| TASK TO CARRY OUT |
Copy every entry exactly as given, minus the images.

***** INPUT DATA *****

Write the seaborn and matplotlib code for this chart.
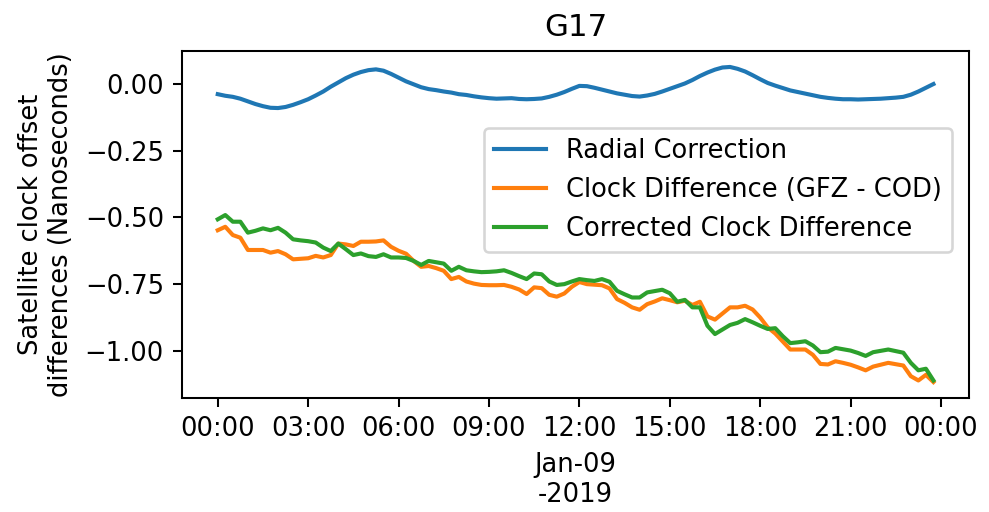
import pandas as pd
import matplotlib
matplotlib.use("Agg")
import matplotlib.pyplot as plt
import matplotlib.dates as mdates
import matplotlib.ticker as mticker
import seaborn as sns

# 15-minute epochs on 2019-01-09
times = pd.date_range("2019-01-09 00:00", periods=96, freq="15min")

radial_correction = [
    -0.038, -0.044, -0.048, -0.055, -0.065, -0.075, -0.083, -0.089, -0.090, -0.086,
    -0.078, -0.068, -0.057, -0.043, -0.028, -0.010, 0.006, 0.022, 0.035, 0.045,
    0.052, 0.055, 0.050, 0.038, 0.024, 0.010, -0.001, -0.012, -0.019, -0.023,
    -0.028, -0.032, -0.038, -0.041, -0.046, -0.050, -0.053, -0.055, -0.054, -0.053,
    -0.056, -0.057, -0.056, -0.054, -0.048, -0.040, -0.030, -0.018, -0.007, -0.008,
    -0.014, -0.021, -0.028, -0.035, -0.040, -0.045, -0.047, -0.043, -0.037, -0.028,
    -0.018, -0.008, 0.002, 0.015, 0.030, 0.043, 0.054, 0.062, 0.064, 0.057,
    0.047, 0.033, 0.018, 0.004, -0.006, -0.015, -0.024, -0.030, -0.036, -0.042,
    -0.048, -0.052, -0.055, -0.057, -0.057, -0.058, -0.057, -0.056, -0.055, -0.053,
    -0.051, -0.048, -0.040, -0.028, -0.014, 0.000,
]

clock_difference = [
    -0.548, -0.535, -0.566, -0.576, -0.622, -0.622, -0.622, -0.632, -0.626, -0.638,
    -0.657, -0.655, -0.653, -0.644, -0.650, -0.641, -0.598, -0.601, -0.607, -0.591,
    -0.591, -0.590, -0.586, -0.610, -0.625, -0.636, -0.663, -0.685, -0.682, -0.690,
    -0.700, -0.731, -0.723, -0.740, -0.748, -0.753, -0.754, -0.754, -0.753, -0.760,
    -0.770, -0.787, -0.762, -0.765, -0.790, -0.797, -0.785, -0.760, -0.742, -0.750,
    -0.752, -0.754, -0.766, -0.806, -0.820, -0.837, -0.846, -0.825, -0.815, -0.803,
    -0.810, -0.818, -0.812, -0.828, -0.816, -0.871, -0.883, -0.860, -0.837, -0.837,
    -0.831, -0.845, -0.875, -0.912, -0.935, -0.965, -0.995, -0.995, -0.995, -1.015,
    -1.049, -1.051, -1.039, -1.045, -1.052, -1.062, -1.073, -1.059, -1.052, -1.045,
    -1.050, -1.055, -1.095, -1.111, -1.090, -1.117,
]

corrected_difference = [
    -0.507, -0.491, -0.516, -0.516, -0.557, -0.550, -0.541, -0.548, -0.539, -0.557,
    -0.582, -0.586, -0.589, -0.594, -0.613, -0.626, -0.598, -0.619, -0.641, -0.635,
    -0.645, -0.648, -0.638, -0.650, -0.650, -0.652, -0.663, -0.678, -0.663, -0.668,
    -0.673, -0.700, -0.685, -0.698, -0.702, -0.705, -0.704, -0.702, -0.698, -0.708,
    -0.720, -0.731, -0.710, -0.713, -0.740, -0.753, -0.750, -0.740, -0.731, -0.735,
    -0.738, -0.731, -0.741, -0.775, -0.788, -0.800, -0.800, -0.781, -0.776, -0.771,
    -0.784, -0.816, -0.809, -0.837, -0.837, -0.906, -0.937, -0.920, -0.903, -0.895,
    -0.881, -0.893, -0.906, -0.918, -0.915, -0.945, -0.971, -0.968, -0.964, -0.980,
    -1.005, -1.003, -0.989, -0.994, -0.999, -1.008, -1.019, -1.005, -1.000, -0.995,
    -1.001, -1.007, -1.045, -1.073, -1.067, -1.111,
]

series_names = [
    "Radial Correction",
    "Clock Difference (GFZ - COD)",
    "Corrected Clock Difference",
]

df = pd.concat([
    pd.DataFrame({"time": times, "value": radial_correction, "series": series_names[0]}),
    pd.DataFrame({"time": times, "value": clock_difference, "series": series_names[1]}),
    pd.DataFrame({"time": times, "value": corrected_difference, "series": series_names[2]}),
])

DPI = 185
fig, ax = plt.subplots(figsize=(989 / DPI, 512 / DPI), dpi=DPI)
fig.subplots_adjust(left=0.184, right=0.980, top=0.900, bottom=0.223)

sns.lineplot(data=df, x="time", y="value", hue="series", hue_order=series_names,
             palette=["#1f77b4", "#ff7f0e", "#2ca02c"], linewidth=1.6, ax=ax)

ax.xaxis.set_major_locator(mdates.HourLocator(byhour=range(0, 24, 3)))
ax.xaxis.set_major_formatter(mdates.DateFormatter("%H:%M"))
ax.yaxis.set_major_locator(mticker.MultipleLocator(0.25))

ax.set_title("G17")
ax.set_xlabel("Jan-09\n-2019")
ax.set_ylabel("Satellite clock offset\ndifferences (Nanoseconds)")

handles, labels = ax.get_legend_handles_labels()
ax.legend(handles, labels, loc="upper right", bbox_to_anchor=(0.995, 0.816))

fig.savefig("out.png", dpi=DPI)
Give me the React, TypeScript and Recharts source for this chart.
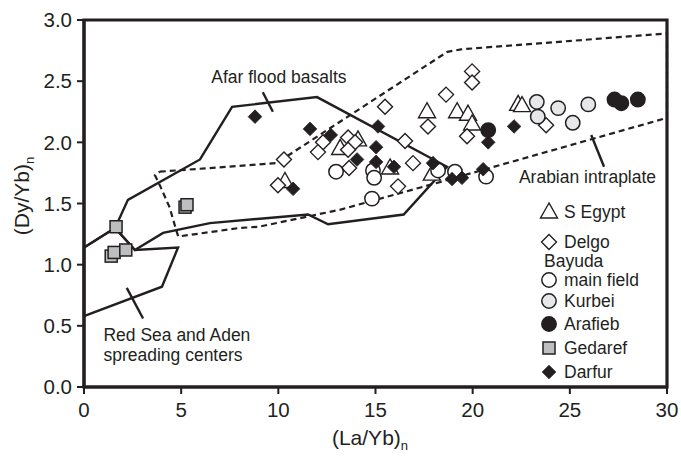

*****

| ANSWER |
Write the seaborn and matplotlib code for this chart.
import pandas as pd
import matplotlib
matplotlib.use("Agg")
import matplotlib.pyplot as plt
import matplotlib.dates as mdates
import matplotlib.ticker as mticker
import seaborn as sns

# 15-minute epochs on 2019-01-09
times = pd.date_range("2019-01-09 00:00", periods=96, freq="15min")

radial_correction = [
    -0.038, -0.044, -0.048, -0.055, -0.065, -0.075, -0.083, -0.089, -0.090, -0.086,
    -0.078, -0.068, -0.057, -0.043, -0.028, -0.010, 0.006, 0.022, 0.035, 0.045,
    0.052, 0.055, 0.050, 0.038, 0.024, 0.010, -0.001, -0.012, -0.019, -0.023,
    -0.028, -0.032, -0.038, -0.041, -0.046, -0.050, -0.053, -0.055, -0.054, -0.053,
    -0.056, -0.057, -0.056, -0.054, -0.048, -0.040, -0.030, -0.018, -0.007, -0.008,
    -0.014, -0.021, -0.028, -0.035, -0.040, -0.045, -0.047, -0.043, -0.037, -0.028,
    -0.018, -0.008, 0.002, 0.015, 0.030, 0.043, 0.054, 0.062, 0.064, 0.057,
    0.047, 0.033, 0.018, 0.004, -0.006, -0.015, -0.024, -0.030, -0.036, -0.042,
    -0.048, -0.052, -0.055, -0.057, -0.057, -0.058, -0.057, -0.056, -0.055, -0.053,
    -0.051, -0.048, -0.040, -0.028, -0.014, 0.000,
]

clock_difference = [
    -0.548, -0.535, -0.566, -0.576, -0.622, -0.622, -0.622, -0.632, -0.626, -0.638,
    -0.657, -0.655, -0.653, -0.644, -0.650, -0.641, -0.598, -0.601, -0.607, -0.591,
    -0.591, -0.590, -0.586, -0.610, -0.625, -0.636, -0.663, -0.685, -0.682, -0.690,
    -0.700, -0.731, -0.723, -0.740, -0.748, -0.753, -0.754, -0.754, -0.753, -0.760,
    -0.770, -0.787, -0.762, -0.765, -0.790, -0.797, -0.785, -0.760, -0.742, -0.750,
    -0.752, -0.754, -0.766, -0.806, -0.820, -0.837, -0.846, -0.825, -0.815, -0.803,
    -0.810, -0.818, -0.812, -0.828, -0.816, -0.871, -0.883, -0.860, -0.837, -0.837,
    -0.831, -0.845, -0.875, -0.912, -0.935, -0.965, -0.995, -0.995, -0.995, -1.015,
    -1.049, -1.051, -1.039, -1.045, -1.052, -1.062, -1.073, -1.059, -1.052, -1.045,
    -1.050, -1.055, -1.095, -1.111, -1.090, -1.117,
]

corrected_difference = [
    -0.507, -0.491, -0.516, -0.516, -0.557, -0.550, -0.541, -0.548, -0.539, -0.557,
    -0.582, -0.586, -0.589, -0.594, -0.613, -0.626, -0.598, -0.619, -0.641, -0.635,
    -0.645, -0.648, -0.638, -0.650, -0.650, -0.652, -0.663, -0.678, -0.663, -0.668,
    -0.673, -0.700, -0.685, -0.698, -0.702, -0.705, -0.704, -0.702, -0.698, -0.708,
    -0.720, -0.731, -0.710, -0.713, -0.740, -0.753, -0.750, -0.740, -0.731, -0.735,
    -0.738, -0.731, -0.741, -0.775, -0.788, -0.800, -0.800, -0.781, -0.776, -0.771,
    -0.784, -0.816, -0.809, -0.837, -0.837, -0.906, -0.937, -0.920, -0.903, -0.895,
    -0.881, -0.893, -0.906, -0.918, -0.915, -0.945, -0.971, -0.968, -0.964, -0.980,
    -1.005, -1.003, -0.989, -0.994, -0.999, -1.008, -1.019, -1.005, -1.000, -0.995,
    -1.001, -1.007, -1.045, -1.073, -1.067, -1.111,
]

series_names = [
    "Radial Correction",
    "Clock Difference (GFZ - COD)",
    "Corrected Clock Difference",
]

df = pd.concat([
    pd.DataFrame({"time": times, "value": radial_correction, "series": series_names[0]}),
    pd.DataFrame({"time": times, "value": clock_difference, "series": series_names[1]}),
    pd.DataFrame({"time": times, "value": corrected_difference, "series": series_names[2]}),
])

DPI = 185
fig, ax = plt.subplots(figsize=(989 / DPI, 512 / DPI), dpi=DPI)
fig.subplots_adjust(left=0.184, right=0.980, top=0.900, bottom=0.223)

sns.lineplot(data=df, x="time", y="value", hue="series", hue_order=series_names,
             palette=["#1f77b4", "#ff7f0e", "#2ca02c"], linewidth=1.6, ax=ax)

ax.xaxis.set_major_locator(mdates.HourLocator(byhour=range(0, 24, 3)))
ax.xaxis.set_major_formatter(mdates.DateFormatter("%H:%M"))
ax.yaxis.set_major_locator(mticker.MultipleLocator(0.25))

ax.set_title("G17")
ax.set_xlabel("Jan-09\n-2019")
ax.set_ylabel("Satellite clock offset\ndifferences (Nanoseconds)")

handles, labels = ax.get_legend_handles_labels()
ax.legend(handles, labels, loc="upper right", bbox_to_anchor=(0.995, 0.816))

fig.savefig("out.png", dpi=DPI)
Give me the React, TypeScript and Recharts source for this chart.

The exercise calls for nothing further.